Recorded at Village Hototoguiss, Japan, during autumn, winter and spring 2011 and 2012, the makeup of Tangerine is the culmination of over thirty years of experimentation, improvisation and intimacy between Reiko Kudo and Tori Kudo. Beginning their collaborative musical activities in the late 1970s and documenting their movements as Noise, it would be an earlier Les Rallizes Dénudés gig that would prove influential in shaping the duo’s lifelong impulse for collaboration and free play - it was, after all, where they first met. Over the course of a decade, they became associated with Hideo Ikeezumi’s seminal PSF (Psychedelic Speed Freaks) scene, Tori playing with the likes of Ché-SHIZU and Fushitsusha and self-releasing cassettes before forming the first incarnation of Maher Shalal Hash Baz.
Maher Shalal Hash Baz, Tori’s storied musical ensemble of an ever-rotating cast of contributors, would perhaps find difficulty with Tori if called his own. First surfacing in 1985 on a Shinichi Satoh-released cassette compilation, the group would spend the next thirty years playing live and recording, their sound finding solace with labels as far-reaching as Geographic and K. Tori would welcome local amateur and professional musicians, neighbourhood children, friends and passersby on stage, while in the studio, the likes of Ikuro Takahashi (LSD March) and Takashi Ueno (Tenniscoats) have joined him and Reiko on seminal sides such as Return Visit To Rock Mass and Blues Du Jour.

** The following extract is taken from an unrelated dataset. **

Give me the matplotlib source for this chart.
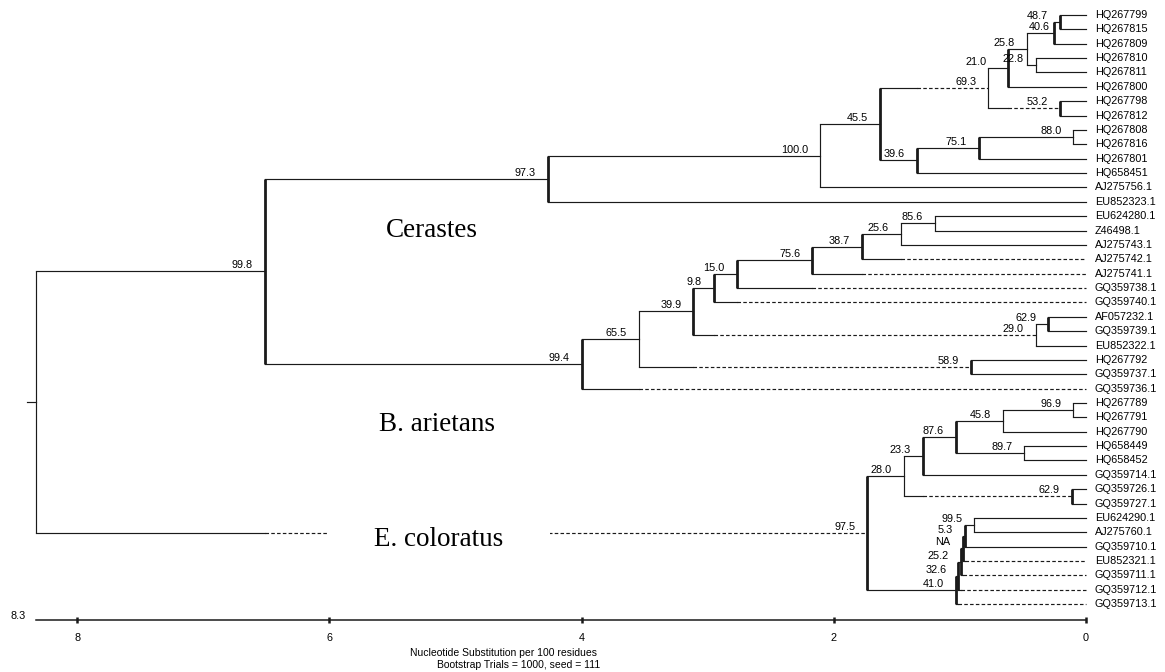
import matplotlib.pyplot as plt

plt.rcParams['font.family'] = ['Liberation Sans', 'DejaVu Sans']

# ---------------- DATA ----------------
# leaves, top to bottom (all tips sit at distance 0)
leaves = [
    "HQ267799", "HQ267815", "HQ267809", "HQ267810", "HQ267811", "HQ267800",
    "HQ267798", "HQ267812", "HQ267808", "HQ267816", "HQ267801", "HQ658451",
    "AJ275756.1", "EU852323.1", "EU624280.1", "Z46498.1", "AJ275743.1",
    "AJ275742.1", "AJ275741.1", "GQ359738.1", "GQ359740.1", "AF057232.1",
    "GQ359739.1", "EU852322.1", "HQ267792", "GQ359737.1", "GQ359736.1",
    "HQ267789", "HQ267791", "HQ267790", "HQ658449", "HQ658452", "GQ359714.1",
    "GQ359726.1", "GQ359727.1", "EU624290.1", "AJ275760.1", "GQ359710.1",
    "EU852321.1", "GQ359711.1", "GQ359712.1", "GQ359713.1",
]

# internal nodes: children, depth (substitutions per 100 residues), bootstrap
node_names = ["root", "A", "D", "B", "C", "E", "G", "K", "L", "N", "M", "J",
              "F", "H", "I", "n994", "n655", "n399", "n98", "n150", "n756",
              "n387", "n256", "n856", "n290", "n629", "n589", "n975", "n280",
              "n233", "n876", "n458", "n969", "n897", "n629b", "n410", "n326",
              "n252", "nNA", "n53", "n995"]
node_children = [
    ("A", "n975"), ("D", "n994"), ("B", "EU852323.1"), ("C", "AJ275756.1"),
    ("E", "F"), ("G", "J"), ("K", "HQ267800"), ("L", "M"), ("N", "HQ267809"),
    ("HQ267799", "HQ267815"), ("HQ267810", "HQ267811"), ("HQ267798", "HQ267812"),
    ("H", "HQ658451"), ("I", "HQ267801"), ("HQ267808", "HQ267816"),
    ("n655", "GQ359736.1"), ("n399", "n589"), ("n98", "n290"),
    ("n150", "GQ359740.1"), ("n756", "GQ359738.1"), ("n387", "AJ275741.1"),
    ("n256", "AJ275742.1"), ("n856", "AJ275743.1"), ("EU624280.1", "Z46498.1"),
    ("n629", "EU852322.1"), ("AF057232.1", "GQ359739.1"),
    ("HQ267792", "GQ359737.1"), ("n280", "n410"), ("n233", "n629b"),
    ("n876", "GQ359714.1"), ("n458", "n897"), ("n969", "HQ267790"),
    ("HQ267789", "HQ267791"), ("HQ658449", "HQ658452"),
    ("GQ359726.1", "GQ359727.1"), ("n326", "GQ359713.1"),
    ("n252", "GQ359712.1"), ("nNA", "GQ359711.1"), ("n53", "EU852321.1"),
    ("n995", "GQ359710.1"), ("EU624290.1", "AJ275760.1"),
]
node_depth = [8.33, 6.51, 4.27, 2.11, 1.63, 0.775, 0.62, 0.47, 0.254, 0.21,
              0.397, 0.21, 1.34, 0.85, 0.10, 4.00, 3.545, 3.114, 2.95, 2.77,
              2.169, 1.779, 1.47, 1.197, 0.399, 0.299, 0.912, 1.734, 1.443,
              1.295, 1.031, 0.656, 0.10, 0.489, 0.113, 1.03, 1.013, 0.995,
              0.978, 0.962, 0.886]
node_support = ["", "99.8", "97.3", "100.0", "45.5", "69.3", "21.0", "25.8",
                "40.6", "48.7", "22.8", "53.2", "39.6", "75.1", "88.0", "99.4",
                "65.5", "39.9", "9.8", "15.0", "75.6", "38.7", "25.6", "85.6",
                "29.0", "62.9", "58.9", "97.5", "28.0", "23.3", "87.6", "45.8",
                "96.9", "89.7", "62.9", "41.0", "32.6", "25.2", "NA", "5.3",
                "99.5"]

# branches drawn dashed beyond the depth of their sibling
dashed = {"E", "J", "AJ275742.1", "AJ275741.1", "GQ359738.1", "GQ359740.1",
          "n290", "n589", "GQ359736.1", "n975", "n629b", "GQ359713.1",
          "GQ359712.1", "GQ359711.1", "EU852321.1"}
# nodes drawn with a heavy vertical bar
heavy = {"A", "D", "C", "G", "L", "N", "J", "F", "H", "n994", "n399", "n98",
         "n150", "n756", "n387", "n629", "n589", "n975", "n233", "n876",
         "n629b", "n410", "n326", "n252", "nNA", "n53"}

scale_ticks = [8, 6, 4, 2, 0]
groups = ["Cerastes", "B. arietans", "E. coloratus"]

# ---------------- LAYOUT ----------------
children = dict(zip(node_names, node_children))
depth = dict(zip(node_names, node_depth))
support = dict(zip(node_names, node_support))
ypos = {}
for i, name in enumerate(leaves):
    ypos[name] = i + 1
    depth[name] = 0.0


def place(n):
    if n in ypos:
        return ypos[n]
    ys = [place(c) for c in children[n]]
    ypos[n] = (ys[0] + ys[-1]) / 2
    return ypos[n]


place("root")

fig = plt.figure(figsize=(11.65, 6.72), dpi=100)
ax = fig.add_axes([0, 0, 1, 1])
ax.set_xlim(8.612, -0.6265)
ax.set_ylim(46.72, -0.044)
ax.axis("off")

LC = "#1a1a1a"
thin, thick = 0.85, 2.0
dash = (0, (3.0, 1.9))

for n in node_names:
    kids = children[n]
    x = depth[n]
    ax.plot([x, x], [ypos[kids[0]], ypos[kids[-1]]], color=LC,
            lw=thick if n in heavy else thin, solid_capstyle="butt")
    for c in kids:
        if c in dashed:
            sib = [s for s in kids if s != c][0]
            xs = depth[sib]
            ax.plot([x, xs], [ypos[c]] * 2, color=LC, lw=thin)
            ax.plot([xs, depth[c]], [ypos[c]] * 2, color=LC, lw=thin, ls=dash)
        else:
            ax.plot([x, depth[c]], [ypos[c]] * 2, color=LC, lw=thin)

# root stub
ax.plot([depth["root"], depth["root"] + 0.065], [ypos["root"]] * 2, color=LC, lw=thin)

# bootstrap values
label_shift = {"G": -9, "L": 8}
for n in node_names:
    if support[n]:
        ax.annotate(support[n], (depth[n], ypos[n]),
                    xytext=(-12 + label_shift.get(n, 0), 1), textcoords="offset pixels",
                    ha="right", va="bottom", fontsize=7.8, color="black")

for name in leaves:
    ax.annotate(name, (0, ypos[name]), xytext=(9, 0), textcoords="offset pixels",
                ha="left", va="center", fontsize=7.8)

# group names
serif = dict(family=["Liberation Serif", "DejaVu Serif"], fontsize=19.5,
             ha="center", va="baseline")
ax.text(5.186, 16.47, groups[0], **serif)
ax.text(5.147, 29.95, groups[1], **serif)
ax.text(5.135, 37.95, groups[2], **serif,
        bbox=dict(facecolor="white", edgecolor="none", boxstyle="square,pad=1.72"))

# distance scale
y_ax = 43.1
ax.plot([depth["root"], 0], [y_ax, y_ax], color=LC, lw=1.1)
for t in scale_ticks:
    ax.plot([t, t], [y_ax - 0.2, y_ax + 0.22], color=LC, lw=1.8, solid_capstyle="butt")
    ax.text(t, 44.35, str(t), ha="center", va="center", fontsize=7.8)
ax.text(8.469, 42.82, f"{depth['root']:.1f}", ha="center", va="center", fontsize=7.8)
ax.text(3.878, 45.4, "Nucleotide Substitution per 100 residues",
        ha="right", va="center", fontsize=7.5)
ax.text(3.854, 46.22, "Bootstrap Trials = 1000, seed = 111",
        ha="right", va="center", fontsize=7.5)

fig.savefig("out.png", dpi=100)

A deeply human, deeply romantic recording, Tangerine shines as a touchstone of contemporary Japanese folk minimalism and is significantly the last recorded appearance of Reiko and Tori Kudo as a duo. Reiko's voice, plaintive yet playful, quietly commands centre stage and resonates perfectly with Tori's crystalline instrumentation: bass guitar, euphonium, violin and piano evoking echoes of Enka blues. Glacial soliloquies ’The Deep Valley of Shadow’ and ‘When Seeing the Setting Sun Alone’ bare isolation and restlessness before evolving into profoundly welcoming works. A dedication to playwright and former collaborator Jacob Wren, ‘The Swallow II’ struts confidently while ‘Homeless’, delicately adorned and desirous, addresses themes of universal vulnerability: “Will you give me bread when I’m hungry? / Please stay by me like my mother”. A beautiful accompaniment to the intoxicating swirl of ’We May Be’, recorded live by John Chantler at a Cafe Oto concert in 2009.
Originally released on CD by Hyotan in 2013, Tangerine is presented for the first time on vinyl by A Colourful Storm with an exclusive alternate digital version of ‘Homeless’. It stands as the final documented interplay of this enchanting, invigorating duo.